If your stat fits the bill for a quantagram so far, think about what pictogram you should use. Be careful: Because they’re so simple, pictograms can feel too reductive for serious topics. You don’t want to appear to be trivializing a serious topic by using simple icons.
If your stat is too large or not suited to pictograms, there’s an easy fix: typography. Here’s how and when to incorporate it into your design.
I bet you didn’t expect to see a section on typography in an article about data visualization. But when used correctly, typography does have the capacity to bring information to life.
The truth is, there are limited cases in which typography really is the best solution. To be clear, it should never be used just because you don’t want to create visuals. Don’t go back to the old text-only solutions of the past! Instead, use typography intelligently to achieve a successful and effective piece of content.
Your data point or number is probably a good candidate for typography if:
- It’s large (greater than 100)
- It isn’t a percentage of a whole or a percentage increase/decrease
- It’s standalone — that is, it’s not being compared to another number
Before settling on typography, check your data against each of the points above and consider the other types of data visualization I’ve already discussed. You should eliminate all other possibilities before using type. That’s because visuals are simply more compelling and more effective at engaging your audience. Yet, visuals are only effective insofar as they’re accurate. If you face confusion or inaccuracy by visualizing your number, just go with text.

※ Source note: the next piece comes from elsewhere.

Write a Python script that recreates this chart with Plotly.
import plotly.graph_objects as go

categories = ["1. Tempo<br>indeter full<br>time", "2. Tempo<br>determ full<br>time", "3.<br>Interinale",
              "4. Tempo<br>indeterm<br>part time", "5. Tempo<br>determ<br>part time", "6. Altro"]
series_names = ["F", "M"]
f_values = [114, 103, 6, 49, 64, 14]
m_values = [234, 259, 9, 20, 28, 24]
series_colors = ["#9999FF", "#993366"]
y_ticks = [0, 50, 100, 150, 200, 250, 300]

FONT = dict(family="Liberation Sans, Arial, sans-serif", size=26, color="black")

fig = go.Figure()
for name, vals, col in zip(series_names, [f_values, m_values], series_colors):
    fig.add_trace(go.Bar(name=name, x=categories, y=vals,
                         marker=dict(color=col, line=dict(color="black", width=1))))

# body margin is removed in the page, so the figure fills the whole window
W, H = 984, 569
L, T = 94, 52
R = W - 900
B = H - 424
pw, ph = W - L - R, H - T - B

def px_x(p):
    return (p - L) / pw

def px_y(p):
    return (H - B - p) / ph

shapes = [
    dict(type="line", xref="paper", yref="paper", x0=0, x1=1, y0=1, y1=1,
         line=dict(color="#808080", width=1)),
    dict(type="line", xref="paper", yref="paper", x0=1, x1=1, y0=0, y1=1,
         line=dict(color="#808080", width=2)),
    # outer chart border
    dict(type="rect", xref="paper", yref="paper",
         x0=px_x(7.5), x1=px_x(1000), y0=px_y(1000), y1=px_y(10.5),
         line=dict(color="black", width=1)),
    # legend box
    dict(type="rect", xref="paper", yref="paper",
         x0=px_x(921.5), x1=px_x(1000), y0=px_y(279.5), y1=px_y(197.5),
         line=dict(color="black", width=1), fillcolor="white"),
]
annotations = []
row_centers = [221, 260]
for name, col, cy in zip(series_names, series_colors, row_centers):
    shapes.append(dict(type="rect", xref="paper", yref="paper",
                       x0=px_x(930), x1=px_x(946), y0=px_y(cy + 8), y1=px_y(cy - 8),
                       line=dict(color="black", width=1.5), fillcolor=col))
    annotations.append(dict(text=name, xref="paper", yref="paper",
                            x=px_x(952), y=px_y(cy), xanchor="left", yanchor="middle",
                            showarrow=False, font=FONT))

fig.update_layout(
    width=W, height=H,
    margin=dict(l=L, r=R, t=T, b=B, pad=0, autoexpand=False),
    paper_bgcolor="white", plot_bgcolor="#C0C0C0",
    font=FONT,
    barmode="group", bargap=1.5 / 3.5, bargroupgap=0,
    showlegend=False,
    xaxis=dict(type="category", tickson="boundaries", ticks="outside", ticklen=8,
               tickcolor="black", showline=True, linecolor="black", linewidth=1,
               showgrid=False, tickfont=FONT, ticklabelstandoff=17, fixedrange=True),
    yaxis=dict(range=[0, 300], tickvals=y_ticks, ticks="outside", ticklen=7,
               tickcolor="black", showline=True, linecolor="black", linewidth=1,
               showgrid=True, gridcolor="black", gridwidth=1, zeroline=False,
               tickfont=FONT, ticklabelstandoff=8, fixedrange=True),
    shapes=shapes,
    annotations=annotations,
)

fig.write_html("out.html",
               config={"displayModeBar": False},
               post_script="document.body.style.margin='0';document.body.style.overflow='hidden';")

One way to enhance your typography is to combine it with a pictogram (like you would use in a quantagram, but just a single one), an icon, or an illustration. This will help provide the viewer with visual context as to the subject matter of the stat, while letting the number speak for itself.

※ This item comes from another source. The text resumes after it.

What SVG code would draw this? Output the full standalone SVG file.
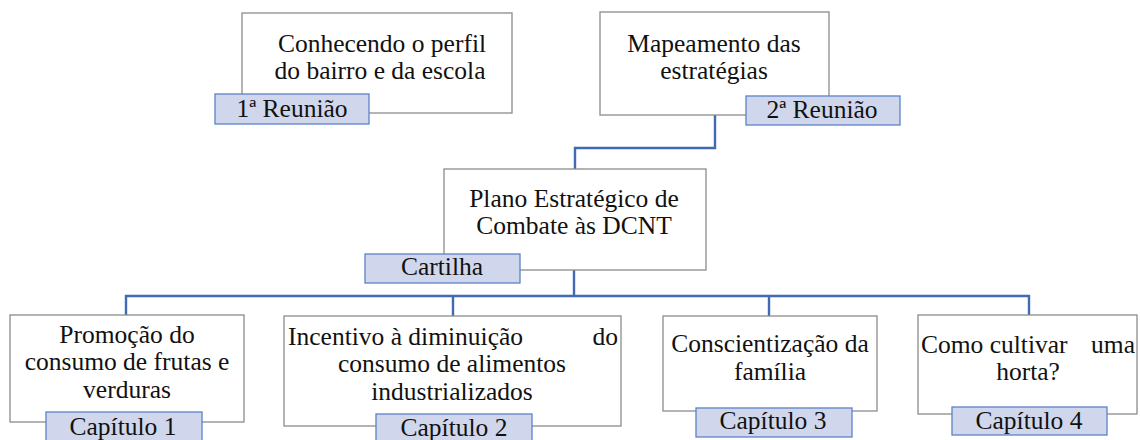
<svg xmlns="http://www.w3.org/2000/svg" width="1140" height="440" viewBox="0 0 1140 440" font-family="Liberation Serif, Times New Roman, DejaVu Serif, serif">
<style>
.box{fill:#ffffff;stroke:#8c8c8c;stroke-width:1.3}
.lab{fill:#d0d7ec;stroke:#5b83c9;stroke-width:1.3}
text{font-size:25.5px;fill:#111;text-anchor:middle}
.s{text-anchor:start}
.e{text-anchor:end}
.c{fill:none;stroke:#4169b4;stroke-width:2.4}
</style>
<rect width="1140" height="440" fill="#ffffff"/>
<g id="connectors">
<polyline class="c" points="715,115 715,148 575,148 575,169"/>
<line class="c" x1="574" y1="270" x2="574" y2="296"/>
<line class="c" x1="125" y1="296" x2="1030" y2="296"/>
<line class="c" x1="126" y1="295" x2="126" y2="315"/>
<line class="c" x1="453" y1="295" x2="453" y2="316"/>
<line class="c" x1="769" y1="295" x2="769" y2="316"/>
<line class="c" x1="1029" y1="295" x2="1029" y2="315"/>
</g>
<g id="n1" font-family="Liberation Serif, serif">
<rect class="box" x="242" y="13" width="270" height="100"/>
<text x="382" y="52">Conhecendo o perfil</text>
<text x="380" y="79">do bairro e da escola</text>
<rect class="lab" x="215" y="94" width="154" height="30"/>
<text x="292" y="117">1ª Reunião</text>
</g>
<g id="n2" font-family="Liberation Serif, serif">
<rect class="box" x="600" y="12" width="229" height="103"/>
<text x="714" y="52">Mapeamento das</text>
<text x="714" y="79">estratégias</text>
<rect class="lab" x="746" y="96" width="154" height="29"/>
<text x="822" y="118">2ª Reunião</text>
</g>
<g id="n3" font-family="Liberation Serif, serif">
<rect class="box" x="444" y="169" width="262" height="101"/>
<text x="574" y="207">Plano Estratégico de</text>
<text x="574" y="234">Combate às DCNT</text>
<rect class="lab" x="365" y="254" width="155" height="29"/>
<text x="442" y="275">Cartilha</text>
</g>
<g id="n4" font-family="Liberation Serif, serif">
<rect class="box" x="10" y="315" width="234" height="107"/>
<text x="127" y="343">Promoção do</text>
<text x="127" y="370">consumo de frutas e</text>
<text x="127" y="398">verduras</text>
<rect class="lab" x="46" y="412" width="156" height="34"/>
<text x="123" y="435">Capítulo 1</text>
</g>
<g id="n5" font-family="Liberation Serif, serif">
<rect class="box" x="284" y="316" width="337" height="110"/>
<text class="s" x="288" y="345">Incentivo à diminuição</text>
<text class="e" x="618" y="345">do</text>
<text x="452" y="372">consumo de alimentos</text>
<text x="452" y="400">industrializados</text>
<rect class="lab" x="376" y="414" width="156" height="32"/>
<text x="454" y="436">Capítulo 2</text>
</g>
<g id="n6" font-family="Liberation Serif, serif">
<rect class="box" x="663" y="316" width="214" height="95"/>
<text x="770" y="352">Conscientização da</text>
<text x="770" y="380">família</text>
<rect class="lab" x="696" y="408" width="156" height="29"/>
<text x="773" y="429">Capítulo 3</text>
</g>
<g id="n7" font-family="Liberation Serif, serif">
<rect class="box" x="918" y="315" width="219" height="99"/>
<text class="s" x="921" y="353">Como cultivar</text>
<text class="e" x="1135" y="353">uma</text>
<text x="1028" y="380">horta?</text>
<rect class="lab" x="952" y="407" width="155" height="28"/>
<text x="1029" y="429">Capítulo 4</text>
</g>
</svg>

Here’s an example of intentional choices for different types of data visualization, including typography:
In this example, it makes sense to visualize the number 16 using quantagrams — it’s a small number and therefore easy to add up visually. But the 1.8 million stat would be incomprehensible using a quantagram with a 1-to-1 ratio. And we’ve already learned that if you feel the need to use a key, such as equating every icon to quantities of 100 or 1,000, then a quantagram just isn’t the right choice. That’s why very large numbers are generally best left to typography.
No matter what solution is best for your data, aesthetic considerations span all forms of data visualization. Beyond simply choosing the right data visualization technique to use, you must pick the right aesthetic to represent your information and reach your audience. A fun neon line graph with modern type might not work for a report to investors and the C-suite. A flat, grayscale pie chart is probably the wrong choice for a summer camp pamphlet.
So always ensure that form and function are equally considered — because a beautiful chart that no one can read is just abstract art.